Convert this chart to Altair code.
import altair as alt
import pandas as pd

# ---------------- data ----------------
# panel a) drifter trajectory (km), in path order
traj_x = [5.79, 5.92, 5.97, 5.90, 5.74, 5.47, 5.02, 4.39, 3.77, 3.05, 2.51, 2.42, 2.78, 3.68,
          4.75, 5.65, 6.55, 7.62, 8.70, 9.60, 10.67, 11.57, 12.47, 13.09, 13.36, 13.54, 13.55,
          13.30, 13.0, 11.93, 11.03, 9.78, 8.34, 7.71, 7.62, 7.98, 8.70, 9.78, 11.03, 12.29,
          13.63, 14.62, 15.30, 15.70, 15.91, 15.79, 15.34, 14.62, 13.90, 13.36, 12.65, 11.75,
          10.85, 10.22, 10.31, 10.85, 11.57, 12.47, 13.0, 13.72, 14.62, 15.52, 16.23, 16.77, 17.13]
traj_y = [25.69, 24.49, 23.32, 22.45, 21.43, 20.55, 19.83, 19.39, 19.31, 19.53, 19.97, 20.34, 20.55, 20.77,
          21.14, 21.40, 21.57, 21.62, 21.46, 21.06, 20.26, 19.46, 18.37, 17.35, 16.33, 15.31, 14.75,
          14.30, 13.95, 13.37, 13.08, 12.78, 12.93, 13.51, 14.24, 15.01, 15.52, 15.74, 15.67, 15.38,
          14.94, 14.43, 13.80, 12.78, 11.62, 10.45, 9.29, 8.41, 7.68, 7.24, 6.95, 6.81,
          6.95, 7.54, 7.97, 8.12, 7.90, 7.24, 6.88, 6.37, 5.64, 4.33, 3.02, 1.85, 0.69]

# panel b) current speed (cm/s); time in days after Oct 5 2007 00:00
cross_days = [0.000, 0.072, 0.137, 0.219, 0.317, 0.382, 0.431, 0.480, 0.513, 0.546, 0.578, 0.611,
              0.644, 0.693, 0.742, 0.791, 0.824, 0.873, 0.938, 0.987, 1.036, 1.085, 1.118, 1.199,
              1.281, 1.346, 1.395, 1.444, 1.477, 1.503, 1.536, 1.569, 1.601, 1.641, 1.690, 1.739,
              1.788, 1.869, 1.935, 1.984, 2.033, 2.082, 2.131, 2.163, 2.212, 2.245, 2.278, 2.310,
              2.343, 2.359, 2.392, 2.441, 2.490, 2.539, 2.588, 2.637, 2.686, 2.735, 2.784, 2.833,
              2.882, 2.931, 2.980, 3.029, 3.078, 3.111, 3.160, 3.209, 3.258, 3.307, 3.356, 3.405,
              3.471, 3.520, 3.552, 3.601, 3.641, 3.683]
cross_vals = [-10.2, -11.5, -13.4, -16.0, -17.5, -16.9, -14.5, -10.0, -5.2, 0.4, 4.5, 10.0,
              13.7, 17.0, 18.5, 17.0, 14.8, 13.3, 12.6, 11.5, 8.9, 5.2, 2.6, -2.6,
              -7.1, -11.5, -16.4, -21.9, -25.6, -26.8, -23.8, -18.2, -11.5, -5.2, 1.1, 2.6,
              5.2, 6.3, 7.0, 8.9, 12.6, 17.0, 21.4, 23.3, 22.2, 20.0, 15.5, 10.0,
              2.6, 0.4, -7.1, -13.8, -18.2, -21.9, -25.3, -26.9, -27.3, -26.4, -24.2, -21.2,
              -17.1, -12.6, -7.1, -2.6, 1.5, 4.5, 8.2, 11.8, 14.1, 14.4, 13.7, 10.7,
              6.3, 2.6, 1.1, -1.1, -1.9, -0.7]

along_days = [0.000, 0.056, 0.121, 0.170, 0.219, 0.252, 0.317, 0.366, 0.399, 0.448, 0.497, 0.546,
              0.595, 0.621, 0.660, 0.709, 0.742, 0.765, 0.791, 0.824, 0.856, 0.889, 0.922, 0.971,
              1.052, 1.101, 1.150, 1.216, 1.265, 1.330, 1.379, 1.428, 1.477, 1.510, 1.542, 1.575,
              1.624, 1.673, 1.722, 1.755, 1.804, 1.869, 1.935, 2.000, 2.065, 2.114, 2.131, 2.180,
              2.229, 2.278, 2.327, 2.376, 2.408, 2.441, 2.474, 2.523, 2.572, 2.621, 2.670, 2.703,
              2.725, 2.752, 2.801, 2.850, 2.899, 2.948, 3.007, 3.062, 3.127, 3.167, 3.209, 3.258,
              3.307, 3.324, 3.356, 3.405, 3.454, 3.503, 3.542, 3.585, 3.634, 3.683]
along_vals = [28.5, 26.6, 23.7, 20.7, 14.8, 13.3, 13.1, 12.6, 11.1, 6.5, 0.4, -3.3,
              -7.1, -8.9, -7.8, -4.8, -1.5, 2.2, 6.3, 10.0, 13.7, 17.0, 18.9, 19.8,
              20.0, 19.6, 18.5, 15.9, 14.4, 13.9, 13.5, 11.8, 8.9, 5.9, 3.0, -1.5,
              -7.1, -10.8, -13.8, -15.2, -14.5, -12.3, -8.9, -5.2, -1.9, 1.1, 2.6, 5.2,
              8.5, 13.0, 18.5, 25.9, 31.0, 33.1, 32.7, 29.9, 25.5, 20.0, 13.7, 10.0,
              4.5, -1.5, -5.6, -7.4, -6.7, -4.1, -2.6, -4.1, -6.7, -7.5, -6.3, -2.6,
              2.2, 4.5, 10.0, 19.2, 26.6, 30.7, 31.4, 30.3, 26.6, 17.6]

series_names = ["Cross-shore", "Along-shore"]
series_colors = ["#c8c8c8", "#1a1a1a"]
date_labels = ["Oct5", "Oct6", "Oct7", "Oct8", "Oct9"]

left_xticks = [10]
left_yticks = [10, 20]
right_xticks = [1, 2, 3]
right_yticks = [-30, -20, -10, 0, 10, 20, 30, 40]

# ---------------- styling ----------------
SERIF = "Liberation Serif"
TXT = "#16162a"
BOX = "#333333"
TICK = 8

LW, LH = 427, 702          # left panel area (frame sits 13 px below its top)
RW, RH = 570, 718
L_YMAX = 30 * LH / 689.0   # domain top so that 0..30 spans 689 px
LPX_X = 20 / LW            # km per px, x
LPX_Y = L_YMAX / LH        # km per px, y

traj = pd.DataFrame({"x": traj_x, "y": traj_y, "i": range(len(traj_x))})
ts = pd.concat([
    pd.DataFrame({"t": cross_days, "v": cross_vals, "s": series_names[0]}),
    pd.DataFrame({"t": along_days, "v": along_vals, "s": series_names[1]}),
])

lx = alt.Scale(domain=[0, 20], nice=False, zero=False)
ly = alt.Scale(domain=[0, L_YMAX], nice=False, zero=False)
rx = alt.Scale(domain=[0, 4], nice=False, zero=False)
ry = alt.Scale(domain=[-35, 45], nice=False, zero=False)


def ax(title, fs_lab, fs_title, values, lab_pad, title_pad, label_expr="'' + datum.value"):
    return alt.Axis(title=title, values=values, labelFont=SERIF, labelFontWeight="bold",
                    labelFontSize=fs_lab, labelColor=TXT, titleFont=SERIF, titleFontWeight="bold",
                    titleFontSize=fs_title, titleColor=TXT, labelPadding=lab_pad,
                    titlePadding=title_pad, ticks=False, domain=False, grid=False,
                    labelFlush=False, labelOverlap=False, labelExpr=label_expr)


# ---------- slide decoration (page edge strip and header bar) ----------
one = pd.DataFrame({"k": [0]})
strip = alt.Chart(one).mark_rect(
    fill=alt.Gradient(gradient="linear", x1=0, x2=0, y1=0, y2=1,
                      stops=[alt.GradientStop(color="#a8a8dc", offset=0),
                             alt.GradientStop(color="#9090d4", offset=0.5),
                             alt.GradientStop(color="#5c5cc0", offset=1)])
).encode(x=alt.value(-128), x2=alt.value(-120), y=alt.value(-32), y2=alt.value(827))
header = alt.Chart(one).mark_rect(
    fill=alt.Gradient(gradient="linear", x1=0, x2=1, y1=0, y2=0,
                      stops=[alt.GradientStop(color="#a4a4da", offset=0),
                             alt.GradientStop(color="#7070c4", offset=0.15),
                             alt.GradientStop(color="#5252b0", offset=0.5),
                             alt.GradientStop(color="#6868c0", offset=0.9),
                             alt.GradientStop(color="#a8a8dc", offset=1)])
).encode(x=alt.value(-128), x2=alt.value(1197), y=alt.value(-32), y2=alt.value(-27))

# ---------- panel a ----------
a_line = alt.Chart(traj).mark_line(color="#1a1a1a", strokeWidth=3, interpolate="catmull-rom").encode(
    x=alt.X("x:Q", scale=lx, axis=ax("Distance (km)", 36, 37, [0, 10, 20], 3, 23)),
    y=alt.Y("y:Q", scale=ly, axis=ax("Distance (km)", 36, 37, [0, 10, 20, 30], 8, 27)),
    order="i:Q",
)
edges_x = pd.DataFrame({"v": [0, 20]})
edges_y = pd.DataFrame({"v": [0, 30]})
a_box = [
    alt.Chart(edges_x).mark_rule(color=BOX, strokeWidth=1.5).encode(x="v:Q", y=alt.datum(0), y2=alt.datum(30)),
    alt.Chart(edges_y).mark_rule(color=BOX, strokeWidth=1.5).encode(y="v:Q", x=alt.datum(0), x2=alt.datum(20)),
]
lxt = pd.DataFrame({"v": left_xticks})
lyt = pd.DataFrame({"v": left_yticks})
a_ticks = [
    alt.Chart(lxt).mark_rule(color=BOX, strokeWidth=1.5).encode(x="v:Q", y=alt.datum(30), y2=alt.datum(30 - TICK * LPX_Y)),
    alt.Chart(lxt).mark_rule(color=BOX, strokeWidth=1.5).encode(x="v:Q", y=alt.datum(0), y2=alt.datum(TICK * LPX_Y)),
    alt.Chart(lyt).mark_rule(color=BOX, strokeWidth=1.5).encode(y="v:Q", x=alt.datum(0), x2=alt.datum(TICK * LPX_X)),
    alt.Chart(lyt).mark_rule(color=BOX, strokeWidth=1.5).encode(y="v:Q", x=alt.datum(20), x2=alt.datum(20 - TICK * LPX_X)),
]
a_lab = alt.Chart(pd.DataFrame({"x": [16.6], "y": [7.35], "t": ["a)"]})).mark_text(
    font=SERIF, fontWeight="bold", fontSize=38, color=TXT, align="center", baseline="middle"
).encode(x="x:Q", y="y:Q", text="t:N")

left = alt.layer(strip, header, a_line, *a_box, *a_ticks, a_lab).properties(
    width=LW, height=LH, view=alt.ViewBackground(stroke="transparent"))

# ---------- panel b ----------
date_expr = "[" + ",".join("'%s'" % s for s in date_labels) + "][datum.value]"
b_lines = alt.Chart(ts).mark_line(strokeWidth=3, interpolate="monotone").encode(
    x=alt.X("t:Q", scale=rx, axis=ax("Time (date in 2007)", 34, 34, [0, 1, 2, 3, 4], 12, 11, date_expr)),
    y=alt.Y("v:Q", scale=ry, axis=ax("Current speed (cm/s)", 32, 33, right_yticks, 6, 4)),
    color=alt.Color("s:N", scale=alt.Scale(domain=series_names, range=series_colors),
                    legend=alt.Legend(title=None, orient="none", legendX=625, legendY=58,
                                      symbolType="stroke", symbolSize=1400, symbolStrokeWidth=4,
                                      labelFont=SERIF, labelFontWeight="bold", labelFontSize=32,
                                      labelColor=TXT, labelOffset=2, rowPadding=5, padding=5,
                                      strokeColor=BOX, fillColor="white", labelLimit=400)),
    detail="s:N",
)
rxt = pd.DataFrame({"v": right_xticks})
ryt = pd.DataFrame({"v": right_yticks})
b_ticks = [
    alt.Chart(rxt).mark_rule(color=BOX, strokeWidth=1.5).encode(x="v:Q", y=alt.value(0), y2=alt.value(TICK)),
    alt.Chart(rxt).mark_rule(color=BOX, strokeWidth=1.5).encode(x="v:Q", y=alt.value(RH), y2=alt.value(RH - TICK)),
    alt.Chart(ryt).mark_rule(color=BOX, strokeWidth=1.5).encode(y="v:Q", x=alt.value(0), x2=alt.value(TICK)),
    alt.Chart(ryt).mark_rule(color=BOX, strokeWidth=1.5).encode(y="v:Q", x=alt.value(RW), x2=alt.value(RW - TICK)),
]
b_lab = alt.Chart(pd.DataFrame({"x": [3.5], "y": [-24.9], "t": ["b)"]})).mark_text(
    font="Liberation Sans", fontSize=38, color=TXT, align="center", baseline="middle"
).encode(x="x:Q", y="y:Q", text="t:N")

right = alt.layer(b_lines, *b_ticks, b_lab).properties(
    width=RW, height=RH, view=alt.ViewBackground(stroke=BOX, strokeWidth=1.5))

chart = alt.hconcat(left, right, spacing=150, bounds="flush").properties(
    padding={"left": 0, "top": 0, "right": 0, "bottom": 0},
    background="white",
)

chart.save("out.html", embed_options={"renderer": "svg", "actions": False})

■ SHORT TASK ■
Give back the listing exactly, please, from its first line to the line containing "import pandas as pd", inclusive, and nothing past that line.

■ FULL SOLUTION ■
Convert this chart to Altair code.
import altair as alt
import pandas as pd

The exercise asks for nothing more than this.